Yet-another sales funnel to manage…
Fundraising is a sales process. If you’ve not yet read The Next Step: A guide to startup sales and marketing, now would be a good time to pick up a copy, flip to the section on sales, and substitute “company” for “product” and “investor” for “customer.”
If you are considering raising funds for your company, then by now you should have a well-designed sales pitch and plan for your product/service. To succeed at fundraising, you need to repeat that effort, but now your company is the product you are selling and the investors are your customers.
As in all sales processes, most customers will say no. Those who ultimately say yes will usually require multiple conversations between the initial pitch and final close. Like any sales funnel, you will need to talk to many investors to close the few you need.
This process is difficult and time-consuming. It is a distraction. Every hour you spend raising money is an hour you are not spending talking and selling to customers. Nonetheless, most entrepreneurs I meet have an expectation of raising money from investors (and an unrealistic expectation of how quickly this will happen).
So, how long does fundraising take? Well, for an experienced entrepreneur already known to investors, a “quick” fundraising effort from can take three months. Successful fundraising efforts more commonly take six to nine months. However, most fundraising efforts are not successful and can instead drag on for a year or more, continuing until the founder runs out of his or her own funds to keep going.

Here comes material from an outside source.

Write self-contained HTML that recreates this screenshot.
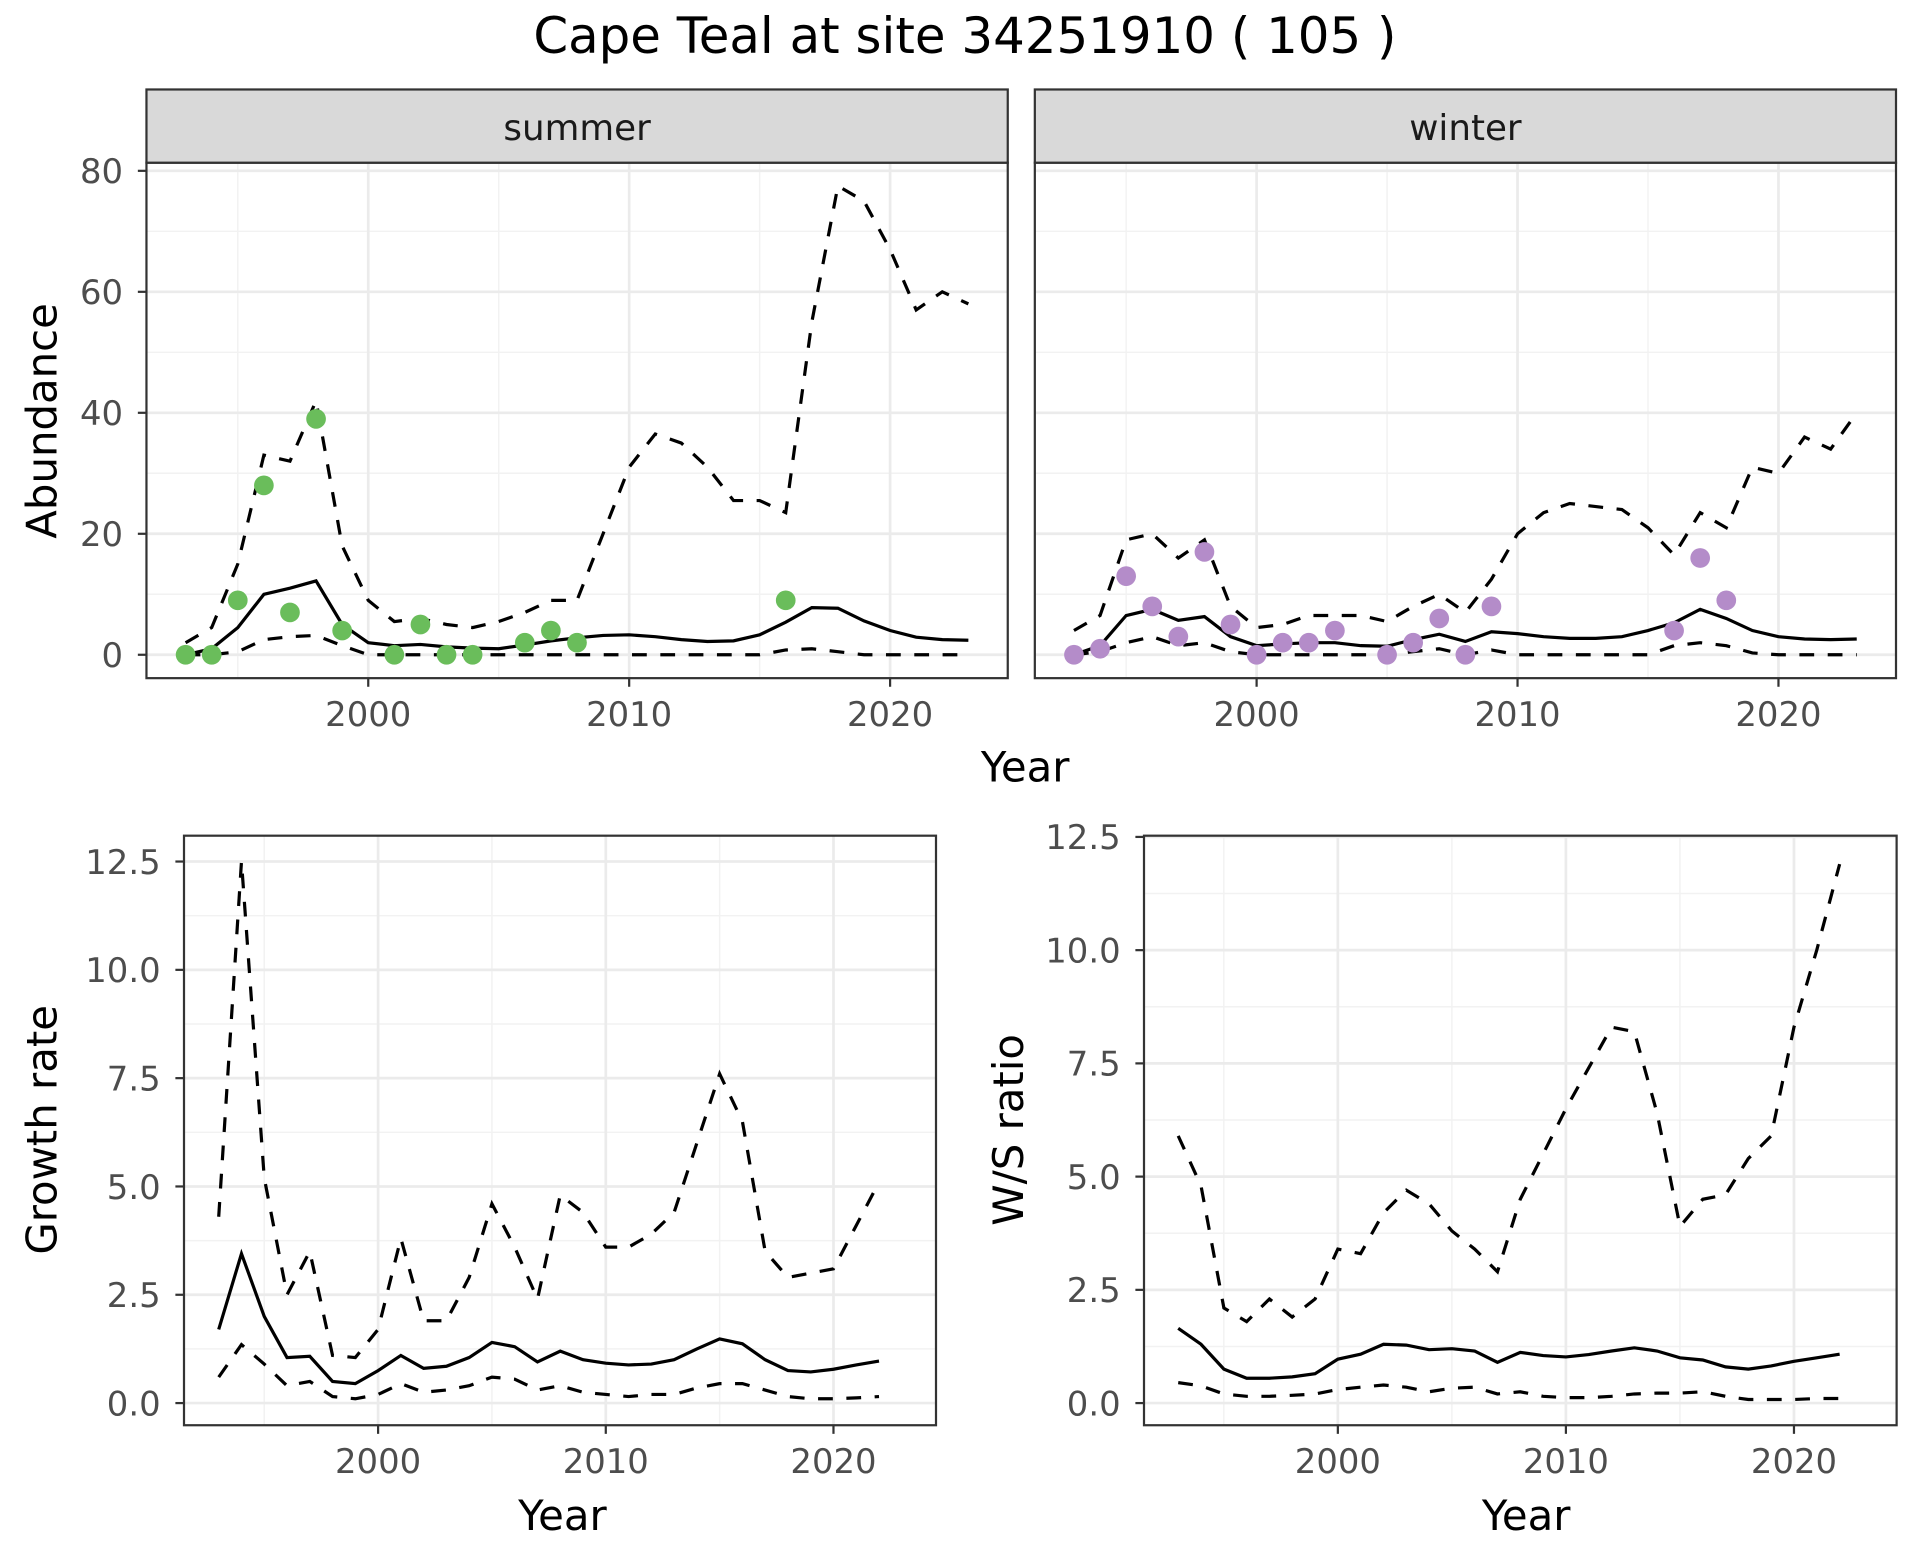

The key to a successful fundraising is to plan ahead, focus, and push to complete it as quickly as possible. Use your network to get introduced to as many investors as possible. Pitch to them all in as short a time as possible. Create an artificial deadline to push some initial investors toward a commitment, and then use those commitments as momentum to reach your fundraising goal.
You get only one chance to pitch each investor for the first time. That first pitch needs to spark some interest. Once an investor passes on your deal, you are unlikely to win them over, no matter how many times they see your pitch. Thus, treat every pitch as the most important pitch you’ve ever made. Treat every investor as if the success of your fundraising rests on their participation.
The initial pitch is rarely sufficient to close an investor. After that pitch, send the investor a follow-up email. Thank them for their time. Send them a copy of your presentation. Send them more details on your business. Ask them if they have any questions. Engage them in a conversation, which is all part of the investment process.
Like any other complex sales process, communications are the key to closing the sale. Those communications should be bi-directional. Yes, you will pitch to the investors, but it is also important that you (or your team member) keep track of the questions asked and the feedback offered, so you can iterate and improve the pitch. This way you can better meet the expectations of the next set of investors.
In the end, fundraising is all about numbers. Numbers of investors, numbers of conversations, ultimately leading to number of dollars committed, signed, and deposited into the bank.